5 STATIC AND SEISMIC STABILITY
Most tailings impoundment failures are the result of, or lead to,
the liquefaction and flow of tailings. The liquefaction resistance
of tailings increases with consolidation. Therefore, accelerated
consolidation provided by waste rock inclusions reduces the
tendency for liquefaction of the tailings during operations,
particularly when the water table can be lowered below the
tailings surface (producing unsaturated conditions).
James (2009) conducted parametric dynamic numerical
analysis of a 20-m-high, upstream-raised tailings impoundment,
with and without waste rock inclusions. The dynamic loads
were equivalent to the occurrence of earthquakes of moment
magnitude 6.5 to 7.5 with epicentral distances of 30 km from
the site. It was found that the presence of the inclusions
significantly reduced the horizontal deformation of the
impoundment, particularly at the dyke crest. In the case of the
largest magnitude event (7.5), the simulations indicated that the
inclusions prevented rupture of the impoundment. The
horizontal displacement of the crest of the impoundments
obtained from the calculations versus the earthquake
magnitudes are shown on Figure 5. The improved performance
of the impoundment with waste rock inclusions (WRI) is due to
the reinforcing effect of the inclusions. Due to the relatively low
permeability of the tailings, the inclusions did not reduce the
development of excess porewater pressures during shaking,
except in their immediate vicinity.
Tailings impoundments can also fail due to the dissipation of
excess porewater pressure generated during and after
earthquake shaking (Ishihara 1984). With inclusions, these
excess porewater pressures can be dissipated without adversely
affecting the stability of the impoundment (James 2009). The
positive effect of inclusions on excess pore water pressure
development and dissipation was also demonstrated using tests
on a seismic simulator (Pépin et al. 2012).

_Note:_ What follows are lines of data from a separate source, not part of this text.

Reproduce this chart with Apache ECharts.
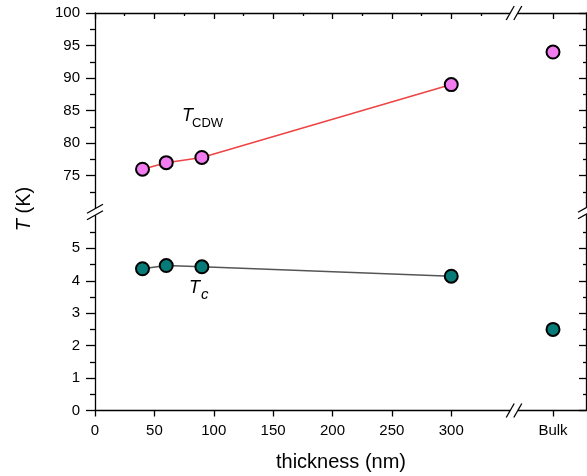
<!DOCTYPE html>
<html>
<head>
<meta charset="utf-8">
<script src="https://cdn.jsdelivr.net/npm/echarts@6/dist/echarts.min.js"></script>
<style>
  html, body { margin: 0; padding: 0; background: #fff; }
  #chart { width: 587px; height: 476px; }
</style>
</head>
<body>
<div id="chart"></div>
<script>
// Film thickness (nm) and transition temperatures (K)
const thickness = [40, 60, 90, 300];
const tCDW = [76.0, 77.0, 77.8, 89.0];
const tC = [4.37, 4.47, 4.43, 4.14];

// Bulk values, drawn on the separate segment after the x-axis break
const bulkLabel = 'Bulk';
const bulkPos = [0];
const bulkTCDW = [94.0];
const bulkTc = [2.5];

// Tick values
const xTickValues = [0, 50, 100, 150, 200, 250, 300];
const xMinorValues = [25, 75, 125, 175, 225, 275, 325];
const yUpperTicks = [75, 80, 85, 90, 95, 100];
const yUpperMinor = [72.5, 77.5, 82.5, 87.5, 92.5, 97.5];
const yLowerTicks = [0, 1, 2, 3, 4, 5];
const yLowerMinor = [0.5, 1.5, 2.5, 3.5, 4.5, 5.5];

// Axis ranges of the four panels
const xFilmRange = [0, 352];
const xBulkRange = [-40, 33];
const yUpperRange = [69.42, 100];
const yLowerRange = [0, 6.12];

// Panel layout in pixels
const L = 95, BX = 513, R = 586, T = 13, BY = 212, B = 410.5;
const FONT = '"Liberation Sans", Arial, sans-serif';
const INK = '#000';

function mkAxis(opt) {
  return {
    type: 'value',
    gridIndex: opt.grid,
    position: opt.position,
    min: opt.range[0],
    max: opt.range[1],
    splitLine: { show: false },
    axisLine: { show: !!opt.line, onZero: false, lineStyle: { color: INK, width: 1.3 } },
    axisTick: opt.ticks ? {
      show: true,
      inside: !!opt.inside,
      length: opt.tickLen,
      customValues: opt.ticks,
      lineStyle: { color: INK, width: 1.3 }
    } : { show: false },
    axisLabel: opt.labels ? {
      show: true,
      customValues: opt.labels,
      formatter: opt.formatter,
      color: INK,
      fontSize: 15,
      fontFamily: FONT,
      margin: opt.margin
    } : { show: false }
  };
}

const xAxis = [
  // film panel, upper: top frame with inward ticks
  mkAxis({ grid: 0, position: 'top', range: xFilmRange, line: true, ticks: xTickValues, tickLen: 6, inside: true }),
  mkAxis({ grid: 0, position: 'top', range: xFilmRange, ticks: xMinorValues, tickLen: 3, inside: true }),
  // film panel, lower: bottom axis with labels
  mkAxis({ grid: 1, position: 'bottom', range: xFilmRange, line: true, ticks: xTickValues, tickLen: 6,
           labels: xTickValues, margin: 13 }),
  // bulk panel, upper and lower
  mkAxis({ grid: 2, position: 'top', range: xBulkRange, line: true, ticks: bulkPos, tickLen: 6, inside: true }),
  mkAxis({ grid: 3, position: 'bottom', range: xBulkRange, line: true, ticks: bulkPos, tickLen: 6,
           labels: bulkPos, formatter: () => bulkLabel, margin: 13 })
];

const yAxis = [
  mkAxis({ grid: 0, position: 'left', range: yUpperRange, line: true, ticks: yUpperTicks, tickLen: 9,
           labels: yUpperTicks, margin: 15 }),
  mkAxis({ grid: 0, position: 'left', range: yUpperRange, ticks: yUpperMinor, tickLen: 5 }),
  mkAxis({ grid: 1, position: 'left', range: yLowerRange, line: true, ticks: yLowerTicks, tickLen: 9,
           labels: yLowerTicks, margin: 15 }),
  mkAxis({ grid: 1, position: 'left', range: yLowerRange, ticks: yLowerMinor, tickLen: 5 }),
  mkAxis({ grid: 2, position: 'right', range: yUpperRange, line: true, ticks: yUpperTicks, tickLen: 7, inside: true }),
  mkAxis({ grid: 2, position: 'right', range: yUpperRange, ticks: yUpperMinor, tickLen: 3, inside: true }),
  mkAxis({ grid: 3, position: 'right', range: yLowerRange, line: true, ticks: yLowerTicks, tickLen: 7, inside: true }),
  mkAxis({ grid: 3, position: 'right', range: yLowerRange, ticks: yLowerMinor, tickLen: 3, inside: true })
];

const marker = (fill) => ({ color: fill, borderColor: INK, borderWidth: 2, opacity: 1 });
const PINK = '#f07cf0';
const TEAL = '#077b78';

const series = [
  {
    name: 'T_CDW', type: 'line', xAxisIndex: 0, yAxisIndex: 0,
    data: thickness.map((t, i) => [t, tCDW[i]]),
    symbol: 'circle', symbolSize: 13,
    lineStyle: { color: '#ee4444', width: 1.6 },
    itemStyle: marker(PINK)
  },
  {
    name: 'T_c', type: 'line', xAxisIndex: 2, yAxisIndex: 2,
    data: thickness.map((t, i) => [t, tC[i]]),
    symbol: 'circle', symbolSize: 13,
    lineStyle: { color: '#555555', width: 1.6 },
    itemStyle: marker(TEAL)
  },
  {
    name: 'T_CDW bulk', type: 'scatter', xAxisIndex: 3, yAxisIndex: 4,
    data: bulkPos.map((p, i) => [p, bulkTCDW[i]]),
    symbol: 'circle', symbolSize: 13,
    itemStyle: marker(PINK)
  },
  {
    name: 'T_c bulk', type: 'scatter', xAxisIndex: 4, yAxisIndex: 6,
    data: bulkPos.map((p, i) => [p, bulkTc[i]]),
    symbol: 'circle', symbolSize: 13,
    itemStyle: marker(TEAL)
  }
];

// "//" break symbols on the frame
function hBreak(cx, cy) {
  const s = 3.8, w = 4, h = 7;
  return [
    { type: 'rect', z: 100, shape: { x: cx - s, y: cy - 2, width: 2 * s, height: 4 }, style: { fill: '#fff' } },
    { type: 'line', z: 101, shape: { x1: cx - s - w, y1: cy + h, x2: cx - s + w, y2: cy - h }, style: { stroke: INK, lineWidth: 1.3 } },
    { type: 'line', z: 101, shape: { x1: cx + s - w, y1: cy + h, x2: cx + s + w, y2: cy - h }, style: { stroke: INK, lineWidth: 1.3 } }
  ];
}
function vBreak(cx, cy) {
  const s = 3.2, w = 8, h = 4.5;
  return [
    { type: 'rect', z: 100, shape: { x: cx - 2, y: cy - s, width: 4, height: 2 * s }, style: { fill: '#fff' } },
    { type: 'line', z: 101, shape: { x1: cx - w, y1: cy - s + h, x2: cx + w, y2: cy - s - h }, style: { stroke: INK, lineWidth: 1.3 } },
    { type: 'line', z: 101, shape: { x1: cx - w, y1: cy + s + h, x2: cx + w, y2: cy + s - h }, style: { stroke: INK, lineWidth: 1.3 } }
  ];
}

function txt(x, y, text, size, italic, extra) {
  return Object.assign({
    type: 'text', z: 50, x: x, y: y,
    style: {
      text: text, fill: INK, fontSize: size, fontFamily: FONT,
      fontStyle: italic ? 'italic' : 'normal',
      align: 'left', verticalAlign: 'middle'
    }
  }, extra || {});
}

const graphic = [].concat(
  hBreak(BX + 1, T), hBreak(BX + 1, B),
  vBreak(L, BY), vBreak(R, BY - 1),
  [
    txt(182, 116, 'T', 18, true),
    txt(192, 123, 'CDW', 13, false),
    txt(189, 288, 'T', 18, true),
    txt(201, 295, 'c', 15, true),
    {
      type: 'text', z: 50, x: 24, y: 209, rotation: Math.PI / 2,
      style: {
        text: '{i|T} (K)', fill: INK, fontSize: 20, fontFamily: FONT,
        align: 'center', verticalAlign: 'middle',
        rich: { i: { fontStyle: 'italic', fontSize: 20, fontFamily: FONT, fill: INK } }
      }
    },
    {
      type: 'text', z: 50, x: 341, y: 462,
      style: {
        text: 'thickness (nm)', fill: INK, fontSize: 20, fontFamily: FONT,
        align: 'center', verticalAlign: 'middle'
      }
    }
  ]
);

const chart = echarts.init(document.getElementById('chart'), null, { renderer: 'canvas' });
chart.setOption({
  backgroundColor: '#fff',
  animation: false,
  grid: [
    { left: L, top: T, width: BX - L, height: BY - T },
    { left: L, top: BY, width: BX - L, height: B - BY },
    { left: BX, top: T, width: R - BX, height: BY - T },
    { left: BX, top: BY, width: R - BX, height: B - BY }
  ],
  xAxis: xAxis,
  yAxis: yAxis,
  series: series,
  graphic: graphic
});
</script>
</body>
</html>
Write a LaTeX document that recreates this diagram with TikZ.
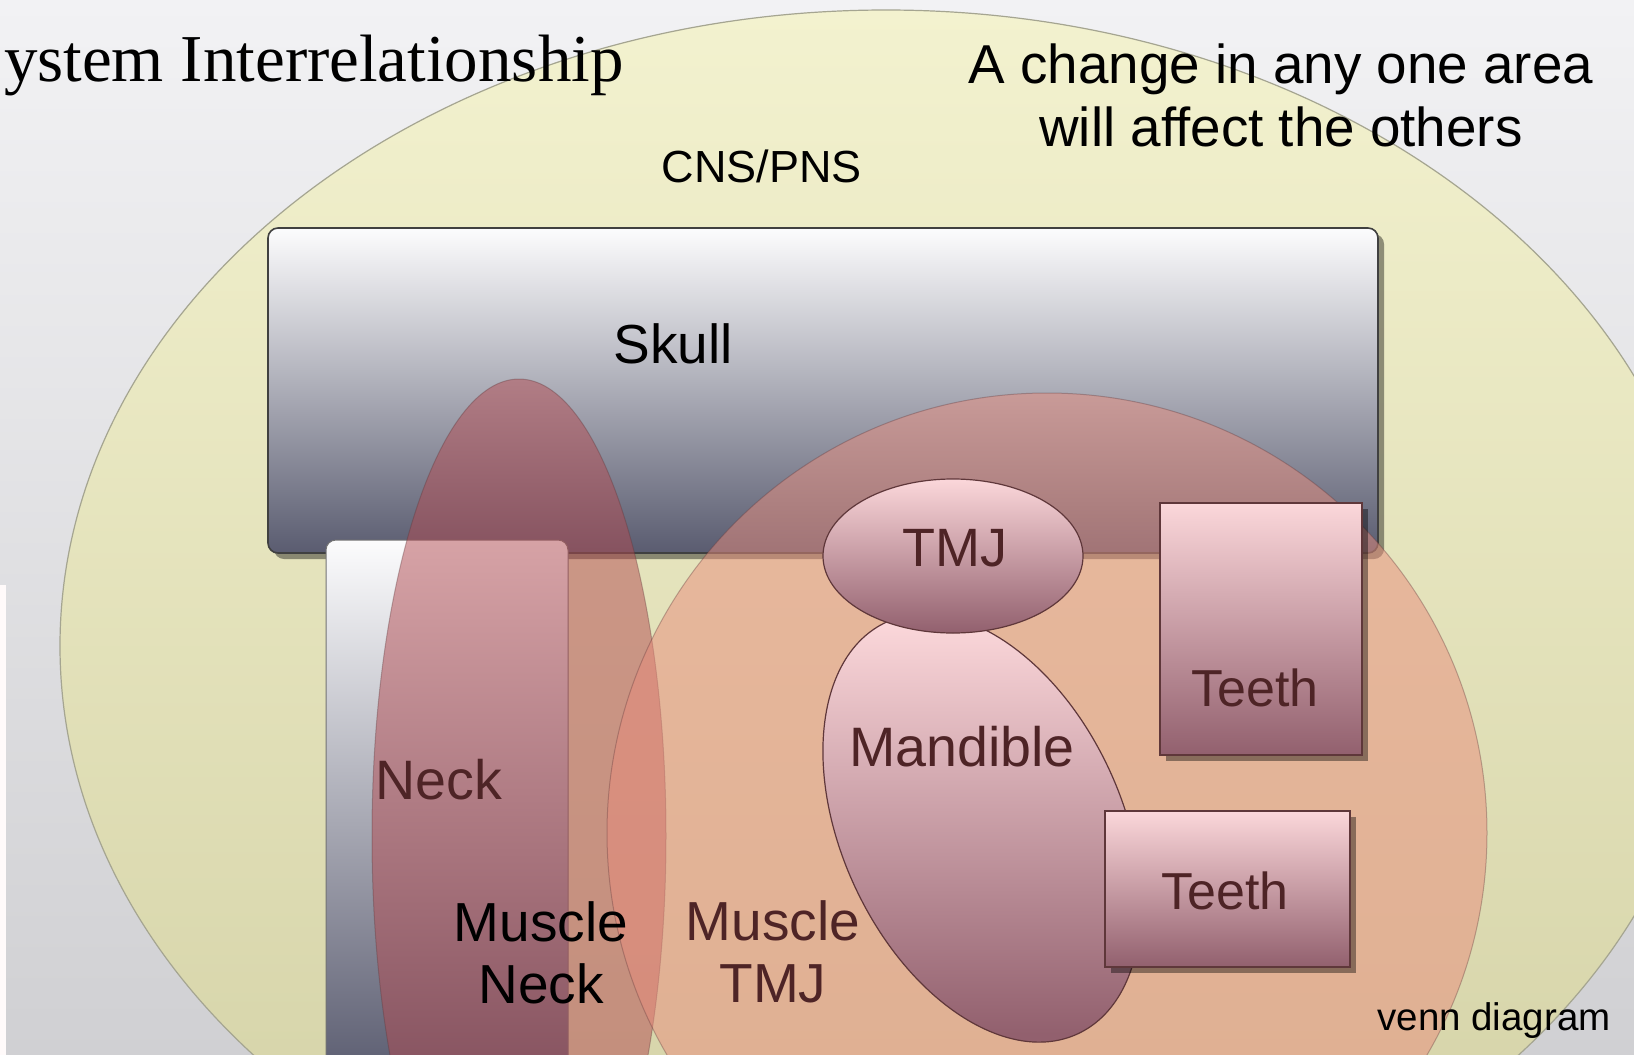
\documentclass[tikz,border=0pt]{standalone}
\usepackage{fontspec}
\setmainfont{Liberation Sans}
\newfontfamily\serifx{Liberation Serif}
\usetikzlibrary{shadows}
\definecolor{bgtop}{RGB}{242,242,244}
\definecolor{bgbot}{RGB}{208,208,211}
\definecolor{yeltop}{RGB}{243,242,207}
\definecolor{yelbot}{RGB}{210,208,164}
\definecolor{yelline}{RGB}{165,165,145}
\definecolor{skulltop}{RGB}{252,252,253}
\definecolor{skullbot}{RGB}{90,92,112}
\definecolor{mauvetop}{RGB}{251,215,218}
\definecolor{mauvebot}{RGB}{146,96,110}
\definecolor{edgebrown}{RGB}{95,55,58}
\definecolor{neckfill}{RGB}{178,74,80}
\definecolor{musclefill}{RGB}{232,140,124}
\definecolor{labelbrown}{RGB}{78,36,38}
\begin{document}
\begin{tikzpicture}[x=0.5pt,y=-0.5pt,
  lbl/.style={inner sep=0pt, anchor=base, align=center},
  big/.style={font=\fontsize{27.5}{31.5}\selectfont},
  brownlbl/.style={text=labelbrown},
  pinkbox/.style={top color=mauvetop, bottom color=mauvebot, draw=edgebrown, line width=0.6pt},
  greybox/.style={top color=skulltop, bottom color=skullbot, draw=black!75, line width=0.8pt, rounded corners=5pt},
  boxshadow/.style={drop shadow={shadow xshift=3pt, shadow yshift=-3pt, opacity=0.4, fill=black}},
  seethru/.style={fill opacity=0.5, draw opacity=0.35, draw=edgebrown, line width=0.5pt}]
\useasboundingbox (0,0) rectangle (1634,1055);
% background
\shade[top color=bgtop, bottom color=bgbot] (0,0) rectangle (1634,1055);
\fill[white!92!pink] (0,585) rectangle (6,1055);
% CNS/PNS field
\shade[top color=yeltop, bottom color=yelbot, draw=yelline, line width=0.6pt]
  (886,646) ellipse [x radius=826, y radius=636];
% Skull
\shade[greybox, boxshadow] (268,228) rectangle (1378,553);
% neck column
\shade[greybox, line width=0.5pt, draw=black!55] (326,540) rectangle (568,1080);
% Neck ellipse
\fill[neckfill, seethru] (519,836) ellipse [x radius=147, y radius=457];
% Muscle TMJ circle
\fill[musclefill, seethru] (1047,833) circle [radius=440];
% Mandible
\shade[pinkbox, rotate around={25:(982,828)}] (982,828) ellipse [x radius=140, y radius=227];
% TMJ
\shade[pinkbox] (953,556) ellipse [x radius=130, y radius=77];
% Teeth
\shade[pinkbox, boxshadow] (1160,503) rectangle (1362,755);
\shade[pinkbox, boxshadow] (1105,811) rectangle (1350,967);
% labels
\node[lbl, anchor=base east, font=\serifx\fontsize{33.5}{38}\selectfont] (title) at (624,81) {System Interrelationship};
\node[lbl, font=\fontsize{27.4}{31.5}\selectfont] (note) at (1281,146) {A change in any one area\\will affect the others};
\node[lbl, font=\fontsize{22.5}{26}\selectfont] (cns) at (762,182) {CNS/PNS};
\node[lbl, big] (skull) at (673,363) {Skull};
\node[lbl, brownlbl, font=\fontsize{27}{31}\selectfont] (tmj) at (955,566) {TMJ};
\node[lbl, brownlbl, font=\fontsize{27.8}{31}\selectfont] (mandible) at (962,766) {Mandible};
\node[lbl, brownlbl, font=\fontsize{26}{30}\selectfont] (teetha) at (1255,706) {Teeth};
\node[lbl, brownlbl, font=\fontsize{26}{30}\selectfont] (teethb) at (1225,909) {Teeth};
\node[lbl, brownlbl, font=\fontsize{27.8}{31}\selectfont] (neck) at (439,799) {Neck};
\node[lbl, font=\fontsize{27.5}{31}\selectfont] (muscleneck) at (541,1003) {Muscle\\Neck};
\node[lbl, brownlbl, font=\fontsize{27.5}{31}\selectfont] (muscletmj) at (773,1002) {Muscle\\TMJ};
\node[lbl, font=\fontsize{19.25}{22}\selectfont] (venn) at (1494,1030) {venn diagram};
\end{tikzpicture}
\end{document}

Figure 5. Horizontal displacements of the crest of a conventional and a
reinforced (WRI) tailings impoundment as a function of earthquake
magnitude (adapted from James 2009).
6 LIMITING THE CONSEQUENCES OF FAILURE
During the dynamic numerical analysis described above, it was
found that the presence of waste rock inclusions significantly
limited the extent of deformation within the impoundment
during shaking. The simulation results also indicated that in the
event of a rupture of the retention dyke, the quantity of tailings
released, and thus the consequences of failure, would be
significantly reduced by the presence of the inclusions. Waste
rock inclusions can thus reduce the risks associated with tailings
impoundment failure.
7 MINE CLOSURE ASPECTS
By accelerating consolidation and compartmentalizing the
tailings, the use of waste rock inclusions can permit faster or
staged closure of the tailings impoundment. For example, a
cover for long-term prevention of AMD can readily be installed
on the surface of consolidated tailings (Bussière 2007).
Consolidation of the tailings during operations will result in less
effluent from the impoundment following closure.
Additionally, waste rock in the tailings impoundment will
not require any closure work in addition to what’s necessary for
the tailings. If all of the waste rock can be placed in the
impoundment (as can be the case for underground mines), there
will be no waste rock piles to reclaim following closure.
8 ONGOING RESEARCH ACTIVITIES
The research activities described above are part of an integrated
research program on the use of waste rock inclusions in tailings
impoundments being conducted by the authors’ group. Other
research activities completed or in progress on this subject are
described below.
In situ testing consisting of piezocone testing and test pit
excavation was completed in the tailings impoundment of
another gold mine in Quebec to characterize the state of the
tailings in situ (James 2009).
Conventional and dynamic testing of tailings was conducted
on tailings samples to evaluate their static and dynamic
properties and behavior. Dynamic testing included cyclic simple
shear (James 2009) and cyclic triaxial tests (Poncelet 2012).
Additional cyclic triaxial testing is in progress.
Parametric numerical modeling studies of the consolidation
of tailings with and without waste rock inclusions were
conducted to establish baseline parameters for the dimensioning
of waste rock inclusions (Jaouhar 2012; Bolduc 2012).
Seismic table testing of tailings with and without inclusions
was conducted to evaluate their behavior under a range of